Copy out each line featuring the string "this" from the entries beneath.
─── SUPPLIED DATA ───
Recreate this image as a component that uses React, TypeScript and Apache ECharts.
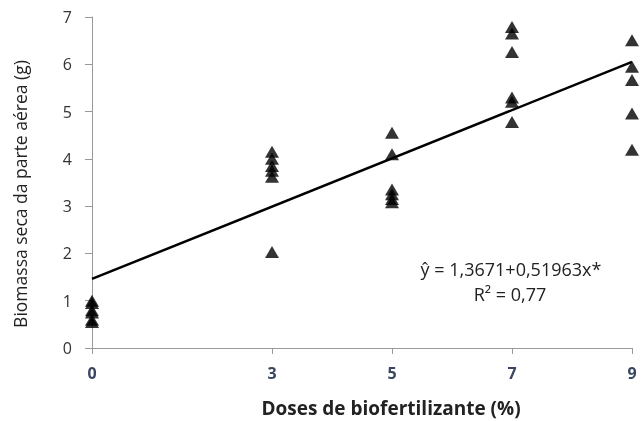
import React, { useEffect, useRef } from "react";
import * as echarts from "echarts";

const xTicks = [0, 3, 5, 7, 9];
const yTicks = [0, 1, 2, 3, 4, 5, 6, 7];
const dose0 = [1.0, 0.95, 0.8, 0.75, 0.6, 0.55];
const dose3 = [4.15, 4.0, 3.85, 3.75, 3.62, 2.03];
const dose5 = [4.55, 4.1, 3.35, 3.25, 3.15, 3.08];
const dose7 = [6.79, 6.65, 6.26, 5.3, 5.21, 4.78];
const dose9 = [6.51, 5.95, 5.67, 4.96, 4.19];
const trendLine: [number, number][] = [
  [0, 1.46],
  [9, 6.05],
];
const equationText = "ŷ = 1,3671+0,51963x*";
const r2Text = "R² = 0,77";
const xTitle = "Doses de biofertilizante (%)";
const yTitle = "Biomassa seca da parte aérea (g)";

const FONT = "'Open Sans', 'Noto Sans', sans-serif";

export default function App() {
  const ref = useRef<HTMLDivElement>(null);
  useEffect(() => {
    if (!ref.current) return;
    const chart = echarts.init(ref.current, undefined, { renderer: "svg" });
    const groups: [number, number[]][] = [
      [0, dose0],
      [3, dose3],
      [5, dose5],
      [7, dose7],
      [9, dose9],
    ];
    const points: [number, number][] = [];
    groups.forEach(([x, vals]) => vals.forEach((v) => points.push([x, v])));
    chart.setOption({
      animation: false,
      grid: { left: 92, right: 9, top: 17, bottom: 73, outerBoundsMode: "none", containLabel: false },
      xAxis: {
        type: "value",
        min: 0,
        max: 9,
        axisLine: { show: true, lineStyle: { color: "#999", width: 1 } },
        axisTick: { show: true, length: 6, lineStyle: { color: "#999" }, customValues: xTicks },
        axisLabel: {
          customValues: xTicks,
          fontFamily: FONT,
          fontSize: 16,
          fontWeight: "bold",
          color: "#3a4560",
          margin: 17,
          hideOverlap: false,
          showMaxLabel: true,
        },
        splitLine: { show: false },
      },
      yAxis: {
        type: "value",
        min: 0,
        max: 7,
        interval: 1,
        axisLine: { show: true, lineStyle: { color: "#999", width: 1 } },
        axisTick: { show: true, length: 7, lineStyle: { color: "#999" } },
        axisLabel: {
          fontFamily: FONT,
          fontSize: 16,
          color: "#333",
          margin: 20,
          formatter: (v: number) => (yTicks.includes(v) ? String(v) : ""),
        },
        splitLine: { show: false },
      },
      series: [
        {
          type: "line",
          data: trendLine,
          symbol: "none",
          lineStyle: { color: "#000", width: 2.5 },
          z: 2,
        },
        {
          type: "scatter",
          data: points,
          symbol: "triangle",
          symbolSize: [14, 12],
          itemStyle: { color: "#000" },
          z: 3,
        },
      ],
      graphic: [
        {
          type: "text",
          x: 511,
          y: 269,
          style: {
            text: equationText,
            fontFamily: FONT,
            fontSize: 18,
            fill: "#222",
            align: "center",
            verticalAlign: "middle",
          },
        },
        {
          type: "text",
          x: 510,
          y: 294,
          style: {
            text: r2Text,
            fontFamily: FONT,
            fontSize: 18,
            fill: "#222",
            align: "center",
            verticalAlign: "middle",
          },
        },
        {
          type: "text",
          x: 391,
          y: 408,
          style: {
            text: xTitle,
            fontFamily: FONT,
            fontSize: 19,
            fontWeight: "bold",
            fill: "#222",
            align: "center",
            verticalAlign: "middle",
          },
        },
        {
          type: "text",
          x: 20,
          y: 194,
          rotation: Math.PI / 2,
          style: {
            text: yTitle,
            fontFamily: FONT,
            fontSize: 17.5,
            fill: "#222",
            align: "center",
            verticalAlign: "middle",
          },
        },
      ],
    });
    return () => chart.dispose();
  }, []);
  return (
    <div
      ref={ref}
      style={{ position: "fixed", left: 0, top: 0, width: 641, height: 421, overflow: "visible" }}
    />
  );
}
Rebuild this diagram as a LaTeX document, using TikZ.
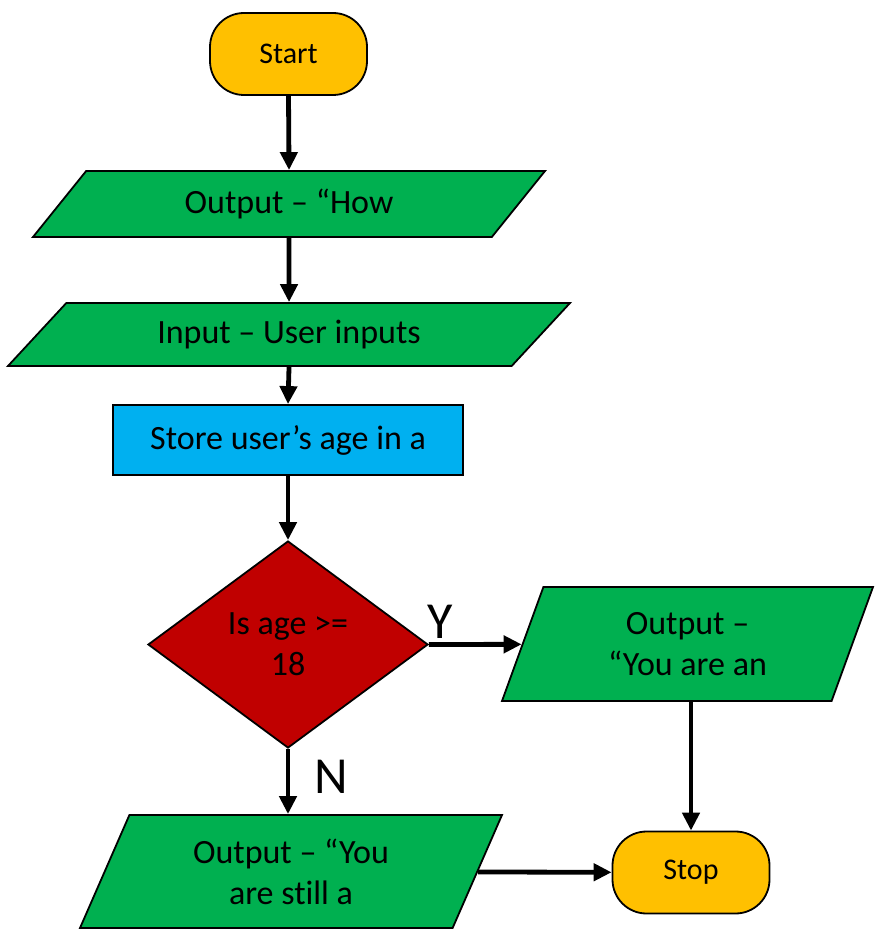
───
# THE RESPONSE:
Recreate this image as a component that uses React, TypeScript and Apache ECharts.
Rebuild this diagram as a LaTeX document, using TikZ.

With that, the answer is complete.